Credit: Frank Vassen

Commission seeks to fine Poland over logging in Białowieża forest

The future of a protected primeval forest hangs in the balance as the Polish government continues to prioritise commercial logging activity over nature protection.

Białowieża forest, which is in the east of Poland and stretches across the country’s border with Belarus, is almost unique in mainland Europe, with untouched pristine woodland home to hundreds of natural treasures such as the European Bison and the three-toed woodpecker. In fact, this natural ancient wonder is so important that it has been recognised by the United Nations as a UNESCO World Heritage Site and it is part of the EU’s ‘Natura 2000’ network of protected sites where nature-damaging activities are restricted.

Yet despite these protections, in 2016 the Polish government began increasing the number of logging licences it granted in the forest, citing concerns about a bark beetle infestation as justification for culling trees. Experts dismissed the idea that cutting down trees would control the bark beetle outbreak.

Earlier this year the European Commission took the matter to the European Court of Justice (ECJ), arguing that increased timber production in the forest was a breach of EU nature protection rules. In July, the EU executive won an ECJ injunction that temporarily suspends Poland from logging until a final court decision is reached. The court said logging should immediately stop as it could cause “serious and irreversible damage” to the forest.

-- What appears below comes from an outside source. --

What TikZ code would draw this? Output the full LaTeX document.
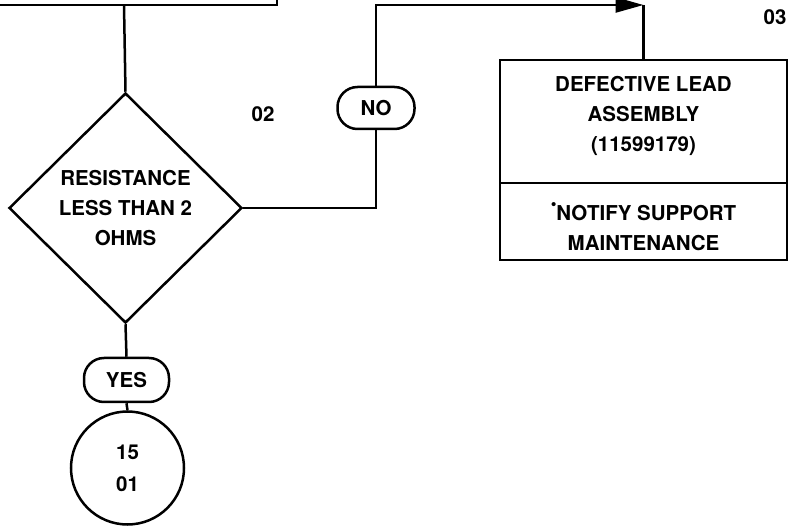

But Poland ignored this order – making it the first EU country ever to ignore an ECJ injunction.

With an ECJ verdict on whether the temporary ban should be upheld expected on Friday 15 September, on Monday 11 September the Commission called on the ECJ to couple its verdict on the continuation of the ban with fines on Poland for its breach of the initial logging injunction.

Agata Szafraniuk, a lawyer at NGO ClientEarth said:

“[Polish Environment] Minister Szyszko openly ignored this interim measure. This unprecedented flouting of a direct order has never happened before in the history of the EU. We hope, for the sake of the forest, that the Court will uphold the emergency logging ban and do everything to make Minister Szyszko obey the law, which is here to protect Bialowieza’s unique nature.”

Polish Environmental NGOs have backed the Commission’s call for a fine. They say this will be the only way to stop the logging.

At the ECJ in Luxembourg this week, Minister Szyszko reportedly lashed out at “people from the outside” telling Poland how to act. Such comments reveal how the Polish government wish the court case to be viewed: through the tired Eurosceptic trope of ‘bureaucrats from Brussels’ meddling in national affairs. And some media outlets have been only too happy to lap up this version of events.